Question

If the zeros of the polynomial \[{x^3} - 3{x^2} + x + 1\] are \[a - b,a,a + b\]. Then find the values of \[a\] and \[b\]
A. \[a = 1\] and \[b = \pm \sqrt 2 \]
B. \[a = \pm 1\] and \[a = \pm \sqrt 2 \]
C. \[a = 2\] and \[b = \pm 1\]
D. \[a = - 1\] and \[b = \pm \sqrt 2 \]

Answer 1

Hint: In this question, we will proceed by equating the values of sum of the roots or zeros and then product of the roots or zeroes to get the required values of \[a\]and \[b\]. So, use this concept to reach the solution of the given problem

Complete step-by-step answer:
The polynomial is \[{x^3} - 3{x^2} + x + 1\] and their zeros or roots are \[a - b,a,a + b\].
We know that for a cubic polynomial \[a{x^3} + b{x^2} + cx + d\], we have
Sum of the roots \[ = \dfrac{{ - b}}{a}\]
Sum of the product of two roots at a time \[ = \dfrac{c}{a}\]
Product of the roots \[ = \dfrac{{ - d}}{a}\]
So, for the given polynomial \[{x^3} - 3{x^2} + x + 1\] we have
Sum of the roots is given by
\[
   \Rightarrow a - b + a + a + b = \dfrac{{ - \left( { - 3} \right)}}{1} \\
   \Rightarrow 3a = 3 \\
  \therefore a = 1 \\
\]
Product of the roots is given by
\[
   \Rightarrow \left( {a - b} \right)\left( a \right)\left( {a + b} \right) = \dfrac{{ - \left( { - 1} \right)}}{1} \\
   \Rightarrow \left( {1 - b} \right)\left( 1 \right)\left( {1 + b} \right) = - 1{\text{ }}\left[ {\because a = 1} \right] \\
   \Rightarrow \left( {1 - {b^2}} \right) = - 1{\text{ }}\left[ {\because \left( {x - y} \right)\left( {x + y} \right) = {x^2} - {y^2}} \right] \\
   \Rightarrow 1 + 1 = {b^2} \\
   \Rightarrow {b^2} = 2 \\
  \therefore b = \pm \sqrt 2 \\
\]
Therefore, we have \[a = 1\] and \[b = \pm \sqrt 2 \]
Thus, the correct answer is A. \[a = 1\] and \[b = \pm \sqrt 2 \]

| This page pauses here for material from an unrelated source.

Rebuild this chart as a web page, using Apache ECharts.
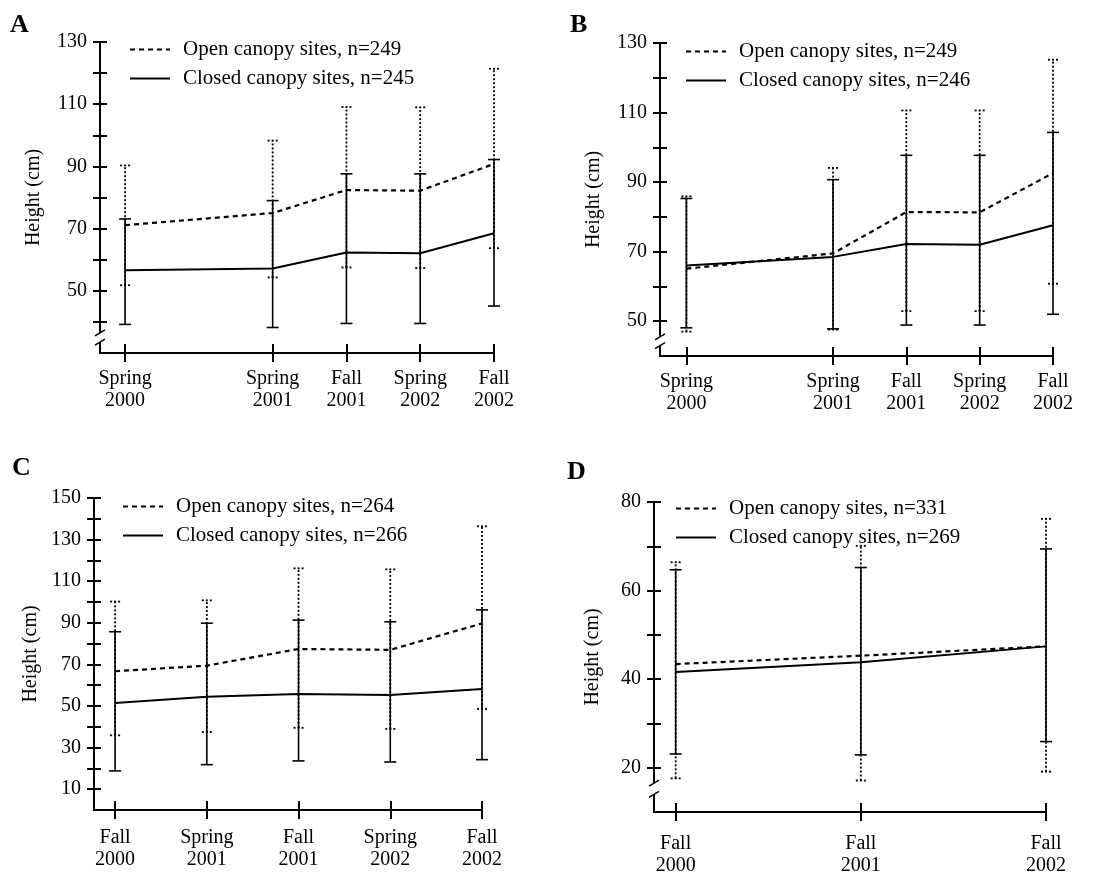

Note: For a cubic polynomial \[a{x^3} + b{x^2} + cx + d\], we have
Sum of the roots \[ = \dfrac{{ - b}}{a}\]
Sum of the product of two roots at a time \[ = \dfrac{c}{a}\]
Product of the roots \[ = \dfrac{{ - d}}{a}\]
For a cubic polynomial the number of zeros or roots are equal to 3.